Humble bundles/Steam sales are pretty obvious, but not everyone has migrated to the "PC master race," yet.


----------



## BORTZ (Nov 4, 2014)

Also Gog.com has cheap games all the time, but again thats for PC.


----------



## WiiCube_2013 (Nov 4, 2014)

Densetsu said:


> _Injustice: Gods Among Us_ - Ultimate Edition on Amazon right now for $14.99
> 
> 
> Spoiler


 
Meh, bought this for the Wii U thinking it would've been a great fighting game but it was rather simplistic and generic thankfully I didn't pay much for it or I'd have felt ripped off.


----------



## LightyKD (Nov 4, 2014)

Shifting the conversation a little. Anybody have any thoughts on what knockoff or third party controllers are the best? I had a pink and blue KO Wii Remote. The blue one died after three years (Last Friday) so I swapped boards so that there could be a matching Wii console and controller at my in-laws. Most of the knockoffs Ive played with felt pretty well but I do wonder which ones are better than others. BTW, yes I know we get what we pay for but this is a thread about cheap ass gaming lol


----------



## hippy dave (Nov 5, 2014)

Early this year I decided I needed some cheapass handheld gaming, and the 3DS was still well out of the cheapass range, especially as this was before Gateway got multirom. I picked up a used DS and bought a flashcard, figuring as I'd never had a DS before the huge DS game library would keep me busy for a long time until 3DSs were cheaper.

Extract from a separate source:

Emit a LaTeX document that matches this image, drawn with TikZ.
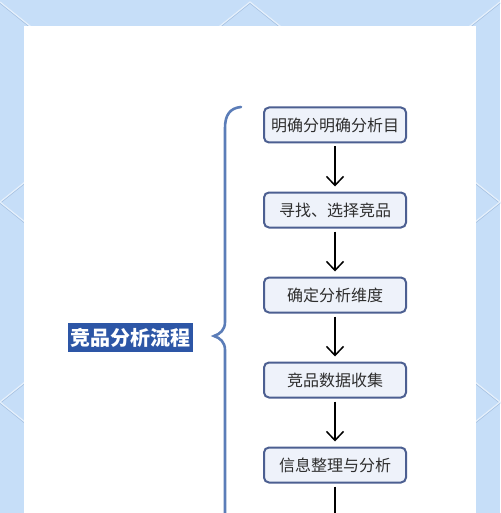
\documentclass[tikz,border=0pt]{standalone}
\usepackage{fontspec}
\usetikzlibrary{arrows.meta}
\newfontfamily\cjk{Noto Sans CJK SC}
\definecolor{bgblue}{HTML}{C6DEF8}
\definecolor{bgline}{HTML}{E4EFFB}
\definecolor{bgshadow}{HTML}{A9C3E2}
\definecolor{boxborder}{HTML}{4C5F91}
\definecolor{boxfill}{HTML}{EEF2FA}
\definecolor{bracecol}{HTML}{5B7DB8}
\definecolor{titlefill}{HTML}{2D56A6}
\definecolor{txt}{HTML}{2E2E2E}
\tikzset{
  stepbox/.style={draw=boxborder, fill=boxfill, line width=2pt, rounded corners=5pt,
    minimum width=142pt, minimum height=35pt, inner sep=0pt,
    font=\cjk\fontsize{16pt}{18pt}\selectfont, text=txt},
  flowarrow/.style={line width=1.5pt, black,
    -{Straight Barb[length=9pt,width=17pt,line width=1.5pt]},
    shorten <=3pt, shorten >=5pt},
  bracestyle/.style={draw=bracecol, line width=2.6pt, line cap=round},
  titlebox/.style={fill=titlefill, text=white, inner sep=0pt,
    minimum width=125pt, minimum height=29pt,
    font=\cjk\bfseries\fontsize{20pt}{22pt}\selectfont},
  bglineshadow/.style={draw=bgshadow, line width=1.2pt},
  bgl/.style={draw=bgline, line width=1.2pt}
}
\begin{document}
\begin{tikzpicture}[x=1pt,y=-1pt]
\useasboundingbox (0,0) rectangle (500,513);
% background
\fill[bgblue] (0,0) rectangle (500,513);
\begin{scope}[yshift=-1pt]
\draw[bglineshadow] (0,202)--(250,2)--(500,202);
\draw[bglineshadow] (0,2)--(250,202)--(500,2);
\draw[bglineshadow] (0,202)--(250,402)--(500,202);
\draw[bglineshadow] (0,402)--(250,202)--(500,402);
\draw[bglineshadow] (0,402)--(250,602)--(500,402);
\end{scope}
\draw[bgl] (0,202)--(250,2)--(500,202);
\draw[bgl] (0,2)--(250,202)--(500,2);
\draw[bgl] (0,202)--(250,402)--(500,202);
\draw[bgl] (0,402)--(250,202)--(500,402);
\draw[bgl] (0,402)--(250,602)--(500,402);
% card
\fill[white] (24,26) rectangle (476,520);
% nodes
\node[stepbox] (b1) at (335,125) {明确分明确分析目};
\node[stepbox] (b2) at (335,210) {寻找、选择竞品};
\node[stepbox] (b3) at (335,295) {确定分析维度};
\node[stepbox] (b4) at (335,380) {竞品数据收集};
\node[stepbox] (b5) at (335,465) {信息整理与分析};
\coordinate (bend) at (335,540);
\draw[flowarrow] (b1) -- (b2);
\draw[flowarrow] (b2) -- (b3);
\draw[flowarrow] (b3) -- (b4);
\draw[flowarrow] (b4) -- (b5);
\draw[line width=1.5pt, black, shorten <=3pt] (b5) -- (bend);
% brace
\draw[bracestyle] (241,107) .. controls (230,108) and (225,115) .. (225,128)
  -- (225,322) .. controls (225,330) and (220,334) .. (214,336)
  .. controls (220,338) and (225,342) .. (225,350) -- (225,540);
% title
\node[titlebox] (title) at (130.5,337.5) {竞品分析流程};
\end{tikzpicture}
\end{document}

Couple of months later I caved and bought a 3DS.


----------



## endoverend (Nov 5, 2014)

PSP's are cheap these days and have more media support than DS natively and via homebrew.


----------



## LightyKD (Nov 5, 2014)

endoverend said:


> PSP's are cheap these days and have more media support than DS natively and via homebrew.


 
For all of that, you might as well buy a cheap Android tab and emulate both consoles.


----------



## endoverend (Nov 5, 2014)

LightyKD said:


> For all of that, you might as well buy a cheap Android tab and emulate both consoles.


 
There's something to be said for physical controls-- a good Bluetooth controller or an actually decent USB controller will cost you, and Bluetooth is shaky, and non-first-party USB controllers often break easily or have lag or bad analog sticks. The built-in PSP controls plus small size and portability are pretty nice.


----------



## vayanui8 (Nov 5, 2014)

LightyKD said:


> For all of that, you might as well buy a cheap Android tab and emulate both consoles.


A cheap one won't emulate the PSP very well, and it would cost a lot more when you factor in a controller. You're better off just getting a PSP, an adapter to cut down memory costs and get CFW. If you want both libraries a DS isn't expensive either and both combined will come out cheaper than a tablet that plays things well when you consider other costs.


----------



## LightyKD (Nov 8, 2014)

*NEWS!!!*

First, Five Below stores are selling Skylander toys this holiday and I mean the ones that work with the games!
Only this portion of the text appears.